What I Learned From Failing at Canelés for 6 Years
The pastry that humbles masters, breaks hearts, and rewards only the truly obsessed
Canele : Part 1
History, Ritual and My Personal Love Letter to a French Pastry
A deep dive into canelé—the pastry that humbles masters, breaks hearts, and rewards only the truly obsessed. The Madness Begins Picture this: A line cook in Phoenix, Arizona, sprinting between his apartment and a restaurant with a tray of molten-hot French pastries- all so guests could experience something most Americans have never heard of. That was me, years ago, completely consumed by canelé. Working at a restaurant without an oven. You can call it obsession or stupidity. I think it was both. And it was the most beautiful madness I've ever known.
While my colleagues were perfecting their knife cuts or memorizing wine pairings, I was having full-blown conversations with copper molds, cursing my oven, and staying up until 3 AM reading translated French pastry forums from 2003. I was baking canelé out of my home kitchen before service, coordinating the timing like a military operation, all so I could serve these little bronze cylinders to unsuspecting diners in the desert. The chef eventually bought me extra cooper molds—real copper ones that cost more than my monthly rent. He didn't have to. But I think he recognized something: the kind of beautiful insanity that separates good cooks from great ones. The willingness to go absolutely too far for something you believe in.
The Ghosts of Bordeaux Harbor
To understand why canelé breaks people, you need to understand where it comes from. This isn't just another French pastry—it's a 500-year-old testament to resourcefulness, tradition, and the kind of precision that borders on the spiritual. The story begins in 16th century Bordeaux, in the stone walls of the Couvent des Annonciades, where nuns would daily walk to the harbor docks to collect wheat that had fallen from ship holds and broken flour bags, along with rum and vanilla from tropical islands. The wine industry had another gift for these resourceful sisters: excess egg yolks, left over from the wine-making process where egg whites were used for clarification. With these humble ingredients—flour swept from dock floors, exotic spices from distant islands, and surplus egg yolks—the nuns created cakes that they generously offered to the poor of the city. What started as an act of charity became one of France's most technically demanding pastries.
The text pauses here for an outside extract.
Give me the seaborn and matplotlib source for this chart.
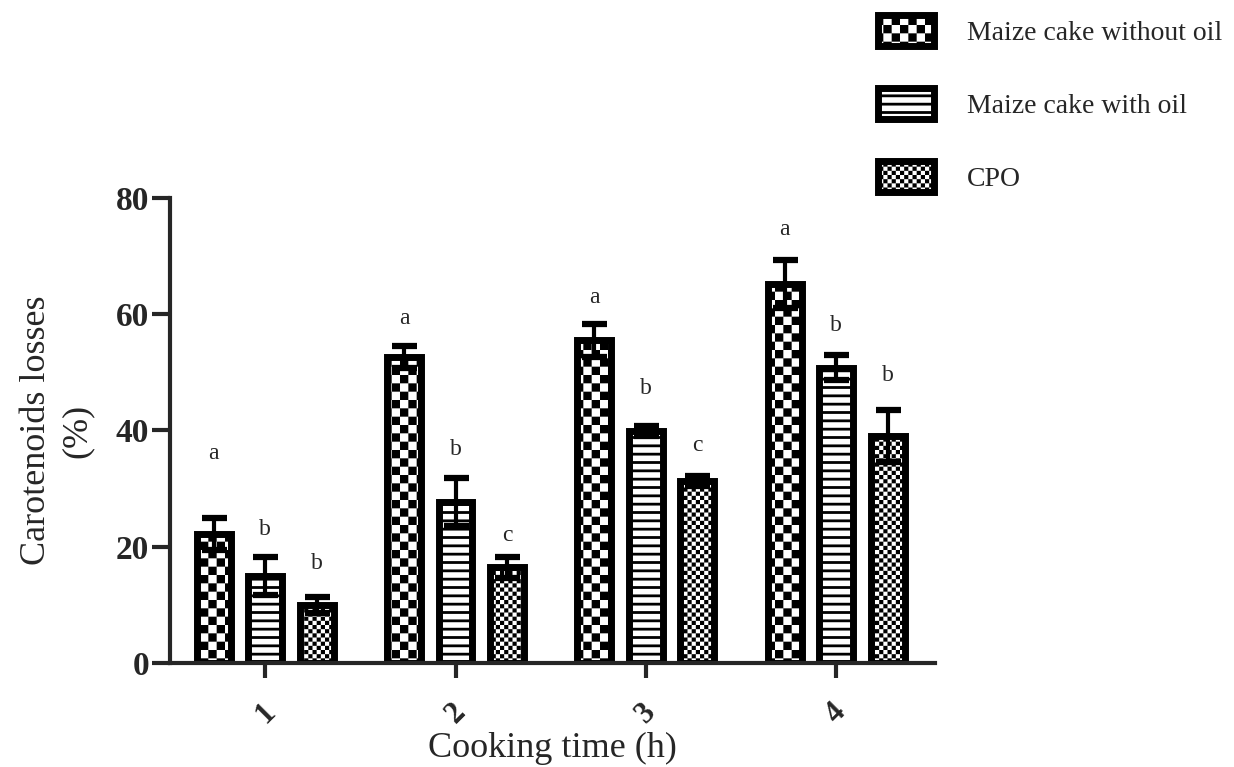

The original pastries were called "canelat," fine cakes rolled around stems and fried in lard. The fluted shape disappeared for years when nuns were driven from their convents during the French Revolution, only to be revived later with rum quickly added to the recipe. The recipe slowly fell out of use until the 1980s, when it was revised and revamped by a handful of professionals. In 1985, a brotherhood emerged—the Confrérie du Canelé de Bordeaux—essentially 88 patissiers coming together to protect the recipe and solidify it as the property of Bordeaux. They even standardized the spelling: "canelé" with one 'n', not "cannelé." When French pastry chefs form a literal brotherhood to protect a recipe, you know you're dealing with something sacred.
Seven Ingredients, Infinite Humility
Here's what makes canelé both deceptively simple and devastatingly complex: seven ingredients. That's it. Flour, eggs, butter, sugar, rum, vanilla, milk. The same staples sitting in your kitchen right now. But simplicity is the cruelest master. With layered cakes, you can mask mistakes with decoration. Canelé offers no refuge. Every flaw is visible in the light, every shortcut betrayed by the crust. The technique demands everything: a three-day resting period for the batter, copper molds seasoned with beeswax, oven temperatures that would make most home bakers nervous, and the patience to wait for that perfect bronze shell to develop. You essentially mix up a batter a few days before you want them ready, let the batter rest in the fridge, then pour it into copper molds (after they've been seasoned with beeswax) and bake them until dark—very dark. This pastry taught me what obsession really means. Not the casual interest that flickers and fades, but the kind of consuming focus that rewrites your daily routine. I was setting alarms for batter checks, driving to bee keeper’s properties to ask for food-grade beeswax- the lady told me no one has asked for this in years. And yes, literally running between kitchens like some sort of pastry smuggler.
The Copper Standard
Let me address the elephant in the room: silicone molds. If you're thinking about making canelé in silicone, please don't. I'm not being precious or gatekeeping—I'm trying to save you from disappointment. Using silicone molds for canelé is like trying to paint the Sistine Chapel with crayons. Sure, you'll get something that resembles the original, but you'll miss everything that makes it transcendent. Copper molds are traditionally used in making French Canelés de Bordeaux and some people swear this is the only way to achieve the delicate fluted lines and crisp exterior of this pastry.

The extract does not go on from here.